Im Erteilungsverfahren vor dem deutschen Patentamt oder Bundespatentgericht ist es nicht unüblich den Einwand der mangelnden Klarheit eines Anspruchs mit dem Hinweis auf die BGH-Entscheidungen „Spannschraube“ (Beschl. v. 02.03.1999 – X ZR 85/96) und „Momentanpol II“ (Beschl. v. 08.07.2008 – X ZB 13/06) erfolgreich zu kontern. Gemäß diesen Entscheidungen darf bei der Auslegung des Patentanspruchs nicht am Anspruchswortlaut gehaftet werden. Vielmehr ist auf den technischen Gesamtzusammenhang abzustellen, wobei die Beschreibung als eigenes Wörterbuch für die im Patentanspruch verwendeten (unklaren) Begrifflichkeiten heranzuziehen ist. Ist diese Argumentation erfolgreich und wird der interpretationsbedürftige Anspruchswortlaut erteilt, erweitert sich der Kreis potentieller Patentverletzter auf alle, die sich im Schutzbereich einer der zahlreichen Interpretationsmöglichkeiten des unklaren Anspruchswortlauts wiederfinden.
Jedenfalls der 21. Senat des Bundespatentgerichts hält diese Praxis für falsch und sieht sich nicht in der Pflicht, für den Anmelder unklare Ansprüche im Wege der Auslegung zu „reparieren“ (BPatG, Urt. v. 22.05.2014 – 21 W (pat) 13/10). Ein wesentliches Argument für diese Sichtweise ist, dass die oben genannten BGH-Entscheidungen und die in diesen Entscheidungen zitierte Rechtsprechung sich durchgängig und ausschließlich auf Verfahren zu bereits erteilten Patenten bezieht, im Anmeldeverfahren hingegen kein Raum für die Auslegung unklarer Ansprüche ist.

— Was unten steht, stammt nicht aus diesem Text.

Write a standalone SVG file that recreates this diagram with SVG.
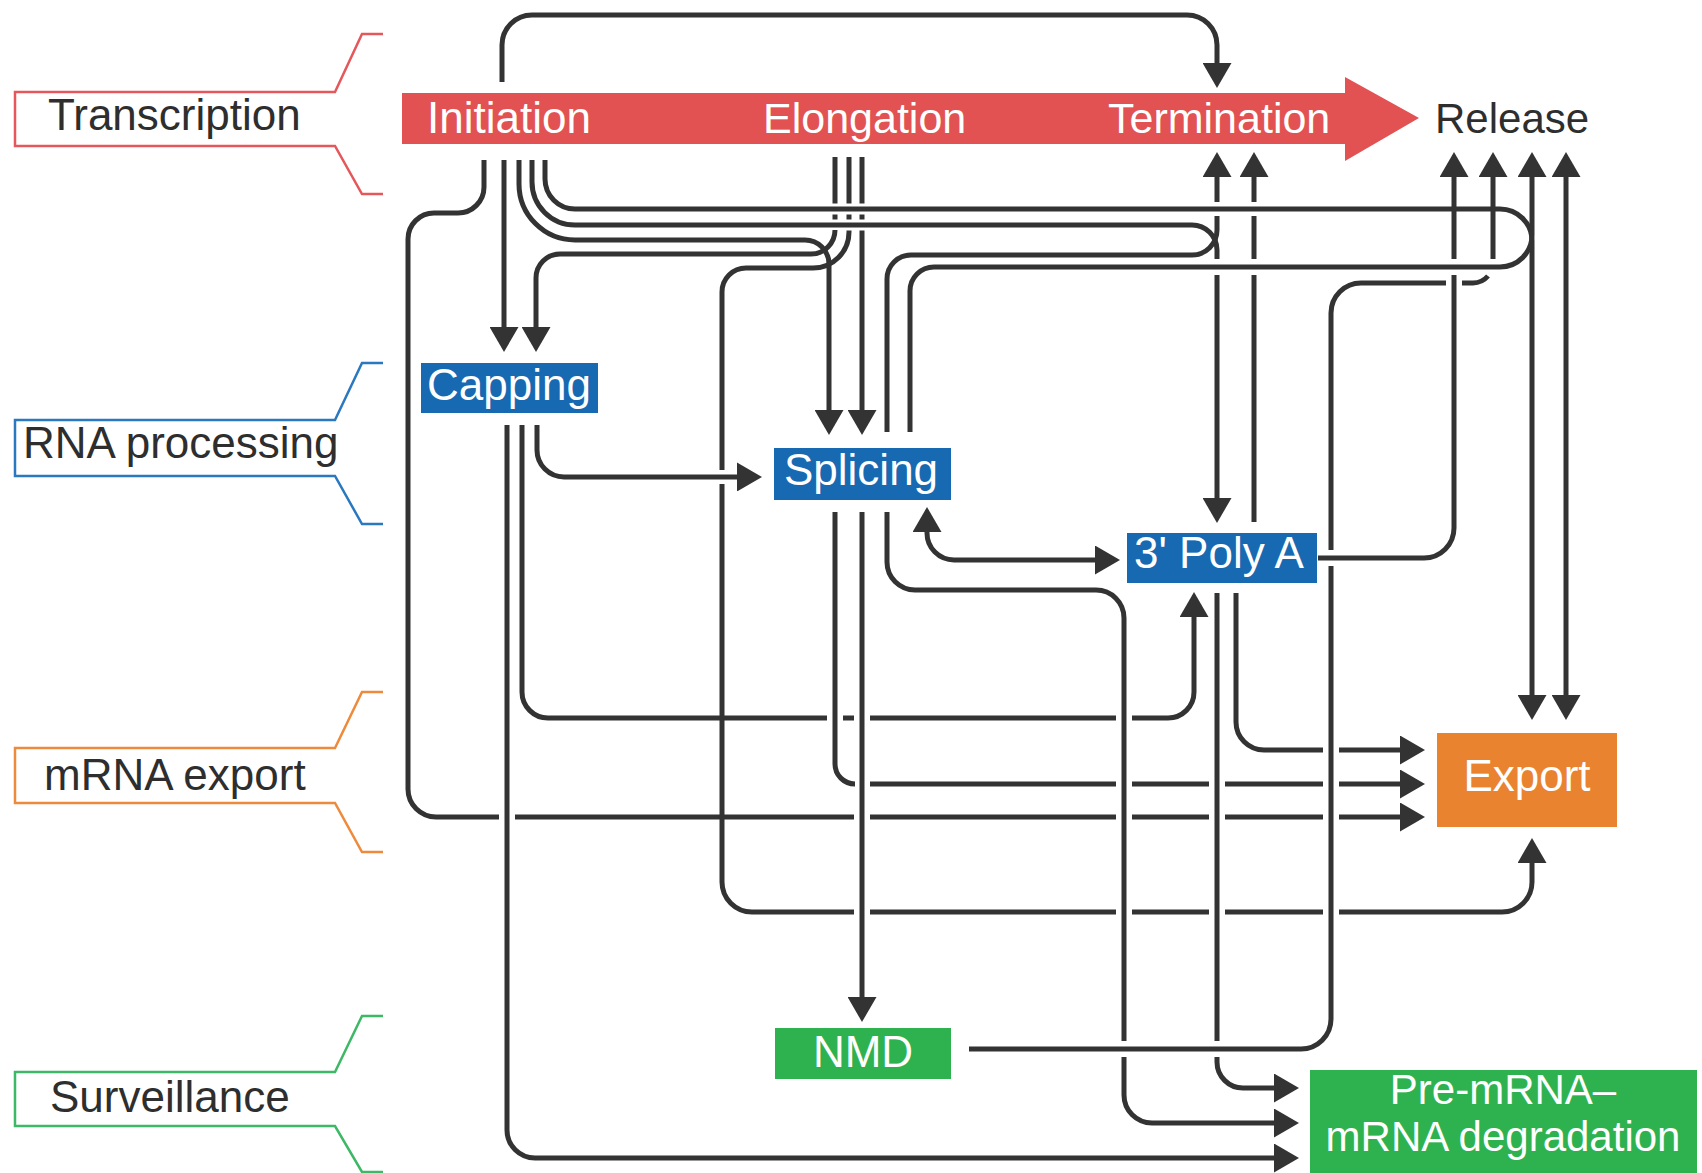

Eine andere Ansicht würde zur Aushöhlung der Vorschrift des § 34 Abs. 3 Nr. 3 PatG führen, die üblicherweise als gesetzliche Grundlage für das Klarheitserfordernis in Kombination mit den erläuternden BGH-Entscheidungen „Düngerstreuer“ (Beschl. v. 23.02.1988 – X ZR 93/85) und „Farbbildröhre“ (Beschl. v. 14.12.1978 – X ZB 14/77) herangezogen wird.
Der 21. Senat hat in seiner Entscheidung die Rechtsbeschwerde zum BGH zwecks Sicherung einer einheitlichen Rechtsprechung zugelassen. Damit wird dem BGH ebenfalls die Möglichkeit eröffnet, eine Harmonisierung mit der etablierten Rechtsprechung der Beschwerdekammern des EPA herbeizuführen, wonach im Erteilungsverfahren gemäß Art. 84 EPÜ die Patentansprüche aus sich heraus für einem Fachmann klar sein müssen.